**TASK TO COMPLETE**: Quote the records in full and leave their pictures out.

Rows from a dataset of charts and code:
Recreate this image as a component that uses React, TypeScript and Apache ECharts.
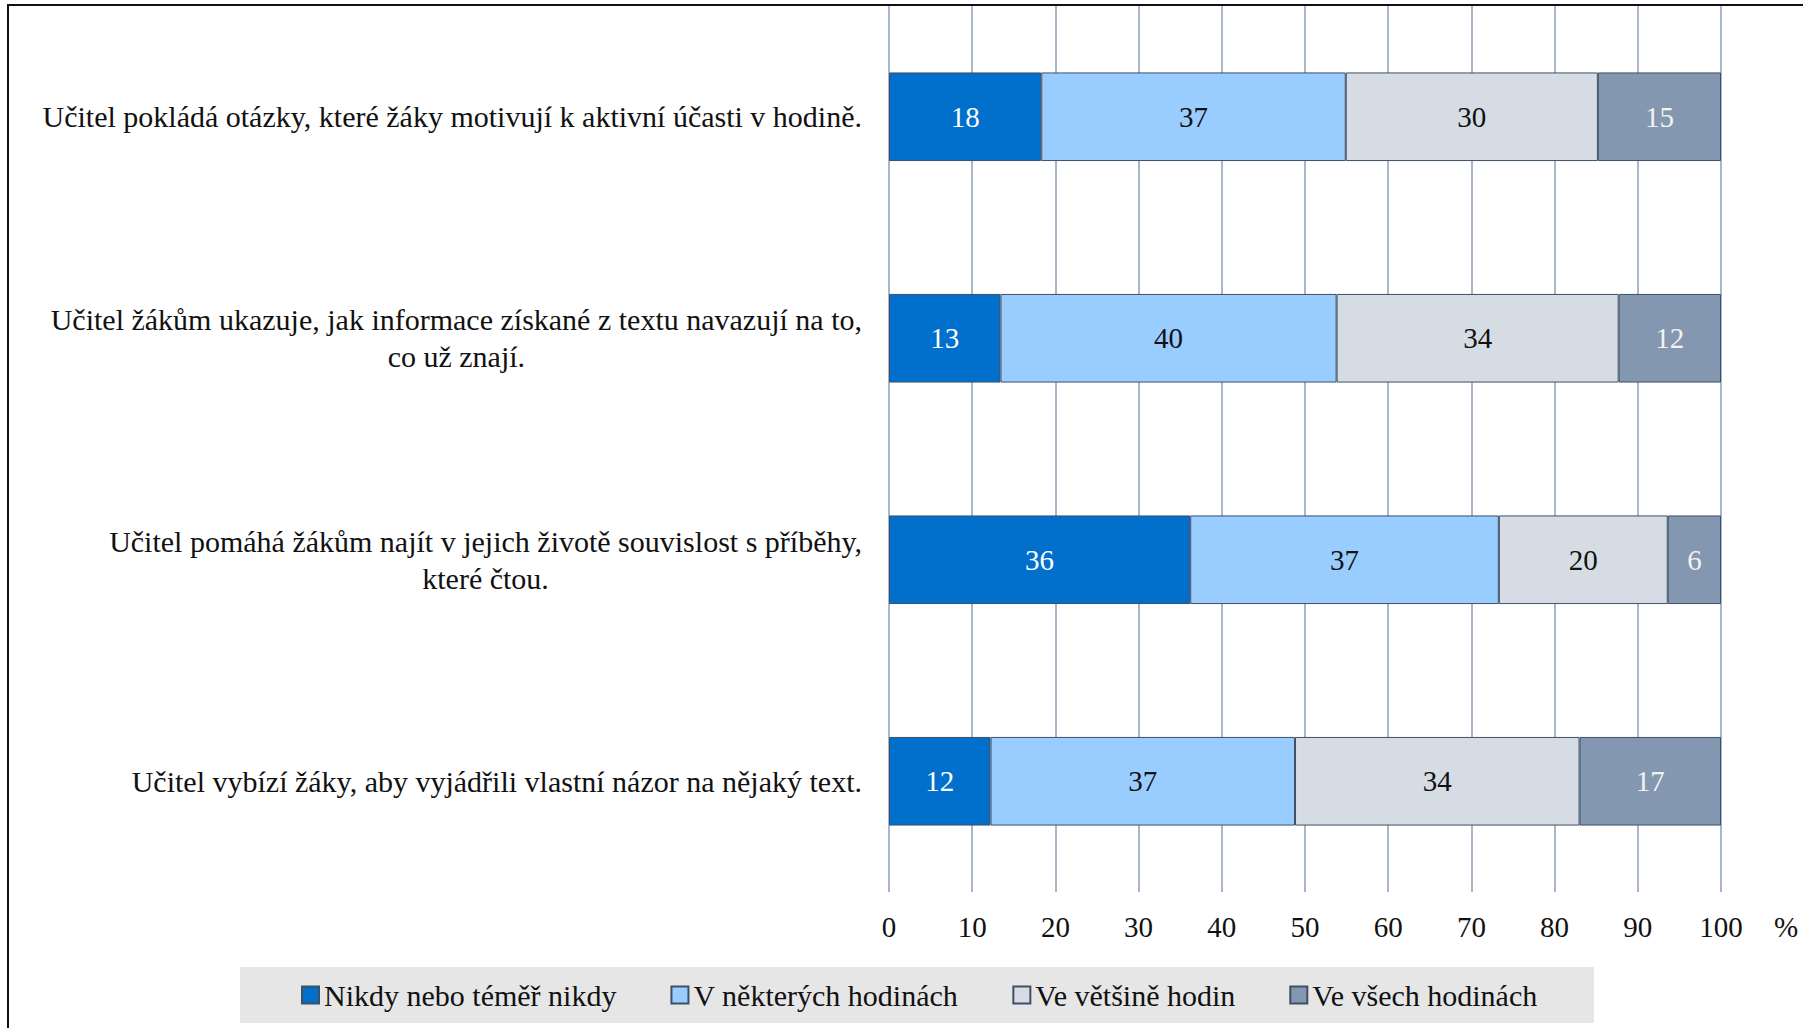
import React, { useEffect, useRef } from "react";
import * as echarts from "echarts";

const categories = [
  "Učitel pokládá otázky, které žáky motivují k aktivní účasti v hodině.",
  "Učitel žákům ukazuje, jak informace získané z textu navazují na to,\nco už znají.",
  "Učitel pomáhá žákům najít v jejich životě souvislost s příběhy,\nkteré čtou.",
  "Učitel vybízí žáky, aby vyjádřili vlastní názor na nějaký text.",
];

const seriesNames = [
  "Nikdy nebo téměř nikdy",
  "V některých hodinách",
  "Ve většině hodin",
  "Ve všech hodinách",
];

const neverValues = [18.3, 13.4, 36.2, 12.2];
const someValues = [36.6, 40.4, 37.1, 36.6];
const mostValues = [30.3, 33.9, 20.3, 34.2];
const allValues = [14.8, 12.3, 6.4, 17.0];

const xTicks = [0, 10, 20, 30, 40, 50, 60, 70, 80, 90, 100];

const colors = ["#0070cc", "#99ccff", "#d6dce4", "#8497b0"];
const labelColors = ["#ffffff", "#111111", "#111111", "#f2f2f2"];

const FONT = "'Liberation Serif', 'Times New Roman', serif";

export default function App() {
  const ref = useRef<HTMLDivElement>(null);

  useEffect(() => {
    if (!ref.current) return;
    const chart = echarts.init(ref.current, undefined, { renderer: "svg" });
    const values = [neverValues, someValues, mostValues, allValues];

    const option: any = {
      animation: false,
      backgroundColor: "#ffffff",
      textStyle: { fontFamily: FONT },
      grid: { left: 889, right: 82, top: 6, bottom: 136, containLabel: false },
      xAxis: {
        type: "value",
        min: xTicks[0],
        max: xTicks[xTicks.length - 1],
        interval: 10,
        axisLine: { show: false },
        axisTick: { show: false },
        splitLine: { show: true, lineStyle: { color: "#a9b6cb", width: 2 } },
        axisLabel: {
          margin: 20,
          fontSize: 29,
          color: "#111111",
          fontFamily: FONT,
        },
        name: "%",
        nameLocation: "end",
        nameGap: 53,
        nameTextStyle: {
          fontSize: 29,
          color: "#111111",
          fontFamily: FONT,
          verticalAlign: "top",
          padding: [20, 0, 0, 0],
        },
      },
      yAxis: {
        type: "category",
        data: categories,
        inverse: true,
        axisLine: { show: false },
        axisTick: { show: false },
        splitLine: { show: false },
        axisLabel: {
          margin: 27,
          formatter: (v: string) =>
            v
              .split("\n")
              .map((l) => `{c|${l}}`)
              .join("\n"),
          rich: {
            c: {
              align: "center",
              fontSize: 30,
              lineHeight: 37,
              color: "#111111",
              fontFamily: FONT,
            },
          },
        },
      },
      legend: {
        left: 296,
        top: 975,
        itemWidth: 17,
        itemHeight: 17,
        itemGap: 54,
        icon: "rect",
        textStyle: {
          fontSize: 30,
          color: "#111111",
          fontFamily: FONT,
          padding: [0, 0, 0, 0],
        },
        data: seriesNames.map((n) => ({ name: n })),
      },
      graphic: [
        {
          type: "rect",
          z: -10,
          shape: { x: 240, y: 967, width: 1354, height: 56 },
          style: { fill: "#e6e6e6" },
        },
        {
          type: "rect",
          z: 100,
          shape: { x: 8, y: 5, width: 1810, height: 1040 },
          style: { fill: "none", stroke: "#111111", lineWidth: 2 },
        },
      ],
      series: seriesNames.map((name, i) => ({
        name,
        type: "bar",
        stack: "total",
        barCategoryGap: "60%",
        data: values[i],
        itemStyle: {
          color: colors[i],
          borderColor: "#3f4f66",
          borderWidth: 1,
        },
        label: {
          show: true,
          position: "inside",
          fontSize: 29,
          fontFamily: FONT,
          color: labelColors[i],
          formatter: (p: any) => String(Math.round(p.value)),
        },
      })),
    };

    chart.setOption(option);
    return () => chart.dispose();
  }, []);

  return (
    <div
      ref={ref}
      style={{ position: "fixed", left: 0, top: 0, width: 1803, height: 1028 }}
    />
  );
}
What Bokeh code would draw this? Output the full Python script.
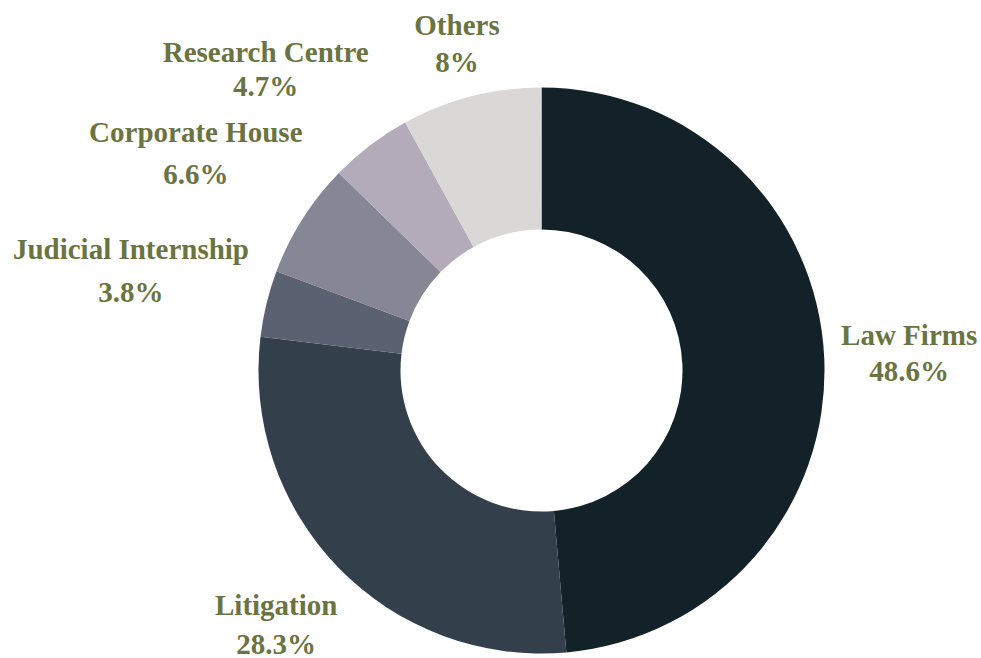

**COMPLETE OUTPUT**:
Recreate this image as a component that uses React, TypeScript and Apache ECharts.
import React, { useEffect, useRef } from "react";
import * as echarts from "echarts";

const categories = [
  "Učitel pokládá otázky, které žáky motivují k aktivní účasti v hodině.",
  "Učitel žákům ukazuje, jak informace získané z textu navazují na to,\nco už znají.",
  "Učitel pomáhá žákům najít v jejich životě souvislost s příběhy,\nkteré čtou.",
  "Učitel vybízí žáky, aby vyjádřili vlastní názor na nějaký text.",
];

const seriesNames = [
  "Nikdy nebo téměř nikdy",
  "V některých hodinách",
  "Ve většině hodin",
  "Ve všech hodinách",
];

const neverValues = [18.3, 13.4, 36.2, 12.2];
const someValues = [36.6, 40.4, 37.1, 36.6];
const mostValues = [30.3, 33.9, 20.3, 34.2];
const allValues = [14.8, 12.3, 6.4, 17.0];

const xTicks = [0, 10, 20, 30, 40, 50, 60, 70, 80, 90, 100];

const colors = ["#0070cc", "#99ccff", "#d6dce4", "#8497b0"];
const labelColors = ["#ffffff", "#111111", "#111111", "#f2f2f2"];

const FONT = "'Liberation Serif', 'Times New Roman', serif";

export default function App() {
  const ref = useRef<HTMLDivElement>(null);

  useEffect(() => {
    if (!ref.current) return;
    const chart = echarts.init(ref.current, undefined, { renderer: "svg" });
    const values = [neverValues, someValues, mostValues, allValues];

    const option: any = {
      animation: false,
      backgroundColor: "#ffffff",
      textStyle: { fontFamily: FONT },
      grid: { left: 889, right: 82, top: 6, bottom: 136, containLabel: false },
      xAxis: {
        type: "value",
        min: xTicks[0],
        max: xTicks[xTicks.length - 1],
        interval: 10,
        axisLine: { show: false },
        axisTick: { show: false },
        splitLine: { show: true, lineStyle: { color: "#a9b6cb", width: 2 } },
        axisLabel: {
          margin: 20,
          fontSize: 29,
          color: "#111111",
          fontFamily: FONT,
        },
        name: "%",
        nameLocation: "end",
        nameGap: 53,
        nameTextStyle: {
          fontSize: 29,
          color: "#111111",
          fontFamily: FONT,
          verticalAlign: "top",
          padding: [20, 0, 0, 0],
        },
      },
      yAxis: {
        type: "category",
        data: categories,
        inverse: true,
        axisLine: { show: false },
        axisTick: { show: false },
        splitLine: { show: false },
        axisLabel: {
          margin: 27,
          formatter: (v: string) =>
            v
              .split("\n")
              .map((l) => `{c|${l}}`)
              .join("\n"),
          rich: {
            c: {
              align: "center",
              fontSize: 30,
              lineHeight: 37,
              color: "#111111",
              fontFamily: FONT,
            },
          },
        },
      },
      legend: {
        left: 296,
        top: 975,
        itemWidth: 17,
        itemHeight: 17,
        itemGap: 54,
        icon: "rect",
        textStyle: {
          fontSize: 30,
          color: "#111111",
          fontFamily: FONT,
          padding: [0, 0, 0, 0],
        },
        data: seriesNames.map((n) => ({ name: n })),
      },
      graphic: [
        {
          type: "rect",
          z: -10,
          shape: { x: 240, y: 967, width: 1354, height: 56 },
          style: { fill: "#e6e6e6" },
        },
        {
          type: "rect",
          z: 100,
          shape: { x: 8, y: 5, width: 1810, height: 1040 },
          style: { fill: "none", stroke: "#111111", lineWidth: 2 },
        },
      ],
      series: seriesNames.map((name, i) => ({
        name,
        type: "bar",
        stack: "total",
        barCategoryGap: "60%",
        data: values[i],
        itemStyle: {
          color: colors[i],
          borderColor: "#3f4f66",
          borderWidth: 1,
        },
        label: {
          show: true,
          position: "inside",
          fontSize: 29,
          fontFamily: FONT,
          color: labelColors[i],
          formatter: (p: any) => String(Math.round(p.value)),
        },
      })),
    };

    chart.setOption(option);
    return () => chart.dispose();
  }, []);

  return (
    <div
      ref={ref}
      style={{ position: "fixed", left: 0, top: 0, width: 1803, height: 1028 }}
    />
  );
}
What Bokeh code would draw this? Output the full Python script.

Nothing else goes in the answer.